Window/Scan Direction: Large receptive fields are best obtained via large Mamba kernels, multi-directional (cardinal & diagonal) scanning, and hybrid positional encodings (Wang et al., 2024, Chen et al., 2024, Ji et al., 2024).

Performance is robust across architectures and scales but may be limited in:

3D volumetric tasks requiring non-flattened SSMs (Xie et al., 21 Mar 2025).
Small organ/structure detection due to limited fine-scale bias in global SSMs, motivating future multi-scale and local enhancement (Jiang et al., 2024, Zhang et al., 2024).

6. Enhancement Strategies and Training Protocols

Variants introduce post-processing or auxiliary modules for further improvement:

Perceptual Contrast Stretching: Nonlinear rescaling of magnitude spectra for enhanced speech harmonic contrast, yielding a PESQ gain of 0.14 (Wang et al., 2024).
Self-supervised Priors: Brightness inpainting and contrastive pixel-level penalties for data-efficient training (Ji et al., 2024, Ma et al., 2024).
Hybrid Knowledge Distillation: For models with severe resource constraints, hybrid KD (segmentation, decoupled logits, attention transfer, gradient loss) trains ultra-compact students (UltraLBM-UNet-T: 0.011M/0.019 GFLOPs) with negligible accuracy loss (Fan et al., 25 Dec 2025).
Ablation-Driven Training Schedules: Empirical optimization of depth, block placement, local branch count, window/patch size, and skip-fusion for each domain and modality (Chen et al., 2024, Fan et al., 25 Dec 2025).

Typical optimizers include AdamW or SGD, with Dice + cross-entropy losses for segmentation, and task-family standard protocols (Polylr, CosineAnnealingLR, ReduceLROnPlateau) (Liao et al., 2024, Wang et al., 2024, Bao et al., 25 Mar 2025). In speech tasks, perceptual and mask reconstruction are used.

7. Outlook and Future Research Directions

Mamba-UNet architectures have redefined the design space for U-Net–style modeling, bridging the gap between expensive self-attention and locality-restricted convolutions.
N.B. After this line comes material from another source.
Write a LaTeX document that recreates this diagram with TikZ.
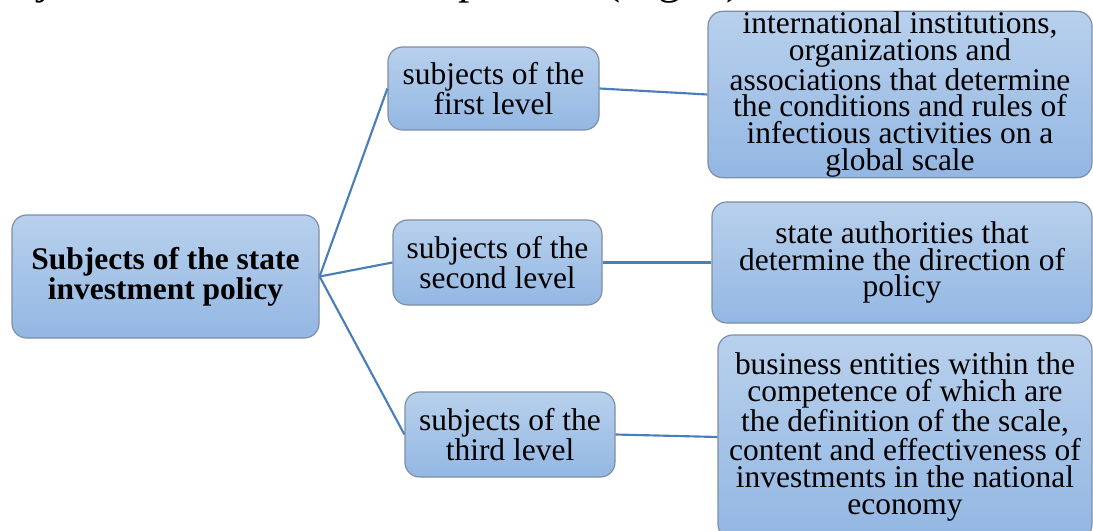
\documentclass[tikz,border=0pt]{standalone}
\usepackage{fontspec}
\setmainfont{Liberation Serif}
\definecolor{boxtop}{HTML}{B8D0EC}
\definecolor{boxbot}{HTML}{93B7E3}
\definecolor{boxedge}{HTML}{7D8EA6}
\definecolor{link}{HTML}{4A7EBB}
\tikzset{
  subjbox/.style={rectangle, rounded corners=11pt, draw=boxedge, line width=0.9pt,
    top color=boxtop, bottom color=boxbot, align=center, inner sep=0pt,
    font=\fontsize{23.6}{20.2}\selectfont},
  link/.style={draw=link, line width=1.6pt},
}
\begin{document}
\begin{tikzpicture}[x=0.75pt, y=-0.75pt]
\useasboundingbox (0,0) rectangle (1093,531);

% closing words of the paragraph above the figure
\node[anchor=base east, inner sep=0pt, font=\fontsize{34}{40}\selectfont] (para) at (753,-6)
  {subjects of the investment process (Fig.~1).};

\node[subjbox, minimum width=307*0.75pt, minimum height=123*0.75pt] (main) at (165.5,276.5)
  {\bfseries Subjects of the state\\\bfseries investment policy};

\node[subjbox, minimum width=211*0.75pt, minimum height=83*0.75pt] (lvl1) at (493.5,88.5)
  {subjects of the\\first level};
\node[subjbox, minimum width=209*0.75pt, minimum height=85*0.75pt] (lvl2) at (497.5,262.5)
  {subjects of the\\second level};
\node[subjbox, minimum width=210*0.75pt, minimum height=85*0.75pt] (lvl3) at (510,434.5)
  {subjects of the\\third level};

\node[subjbox, minimum width=384*0.75pt, minimum height=163*0.75pt] (int) at (900,94.5)
  {international institutions,\\organizations and\\associations that determine\\the conditions and rules of\\infectious activities on a\\global scale};
\node[subjbox, minimum width=380*0.75pt, minimum height=121*0.75pt] (state) at (902,262.5)
  {state authorities that\\determine the direction of\\policy};
\node[subjbox, minimum width=374*0.75pt, minimum height=204*0.75pt] (biz) at (905,437)
  {business entities within the\\competence of which are\\the definition of the scale,\\content and effectiveness of\\investments in the national\\economy};

\draw[link] (main.east) -- (lvl1.west);
\draw[link] (main.east) -- (lvl2.west);
\draw[link] (main.east) -- (lvl3.west);
\draw[link] (lvl1.east) -- (int.west);
\draw[link] (lvl2.east) -- (state.west);
\draw[link] (lvl3.east) -- (biz.west);
\end{tikzpicture}
\end{document}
Active research challenges and prospects include:

Extending to Volumetric and Multi-modal Data: Volumetric SSM modules for 3D segmentation with minimal spatial flattening (Fan et al., 25 Dec 2025, Xie et al., 21 Mar 2025).
Efficient Multi-modal Fusion: Combining Mamba branches with large foundation vision models (e.g., SAM) via dynamic fusers and attention blocks (Huo et al., 22 May 2025).
Multi-scale and Small-structure Optimization: Improved diagonal/local modeling, scale-aware upsampling (e.g., LKPE), and finer anatomical boundary recovery (Chen et al., 2024, Wang et al., 2024).
Self-supervised and Weakly-supervised Regimes: Masked-image modeling, cross-pseudo supervision, and contrastive regularizers for annotation-scarce settings (Ma et al., 2024, Wang et al., 2024).
Ultra-lightweight and Edge Deployment: Aggressive channel-parallel splitting and hybrid KD for real-time, point-of-care, and mobile inference scenarios (Wu et al., 2024, Fan et al., 25 Dec 2025).
Adaptive Attention/SSM Fusion: Integration of selective attention blocks, learnable skip-scaling, and dynamic module placement (Zhang et al., 2024, Bao et al., 25 Mar 2025).
Exploring SSM–Transformer Hybrids: Hybrid U-Nets leveraging the locality of convolution, global context capture of SSMs (Mamba), and adaptive locality of windowed Transformers, balancing complexity and accuracy (Zhang et al., 2024, Xie et al., 21 Mar 2025).

The Mamba-UNet design space continues to catalyze research in high-accuracy, computationally efficient neural architectures for a broad range of scientific, biomedical, and engineering applications. The paradigm demonstrates that state-space approaches, when judiciously integrated into multi-scale encoder–decoder designs, set a new benchmark for the fusion of global context and local detail at scale.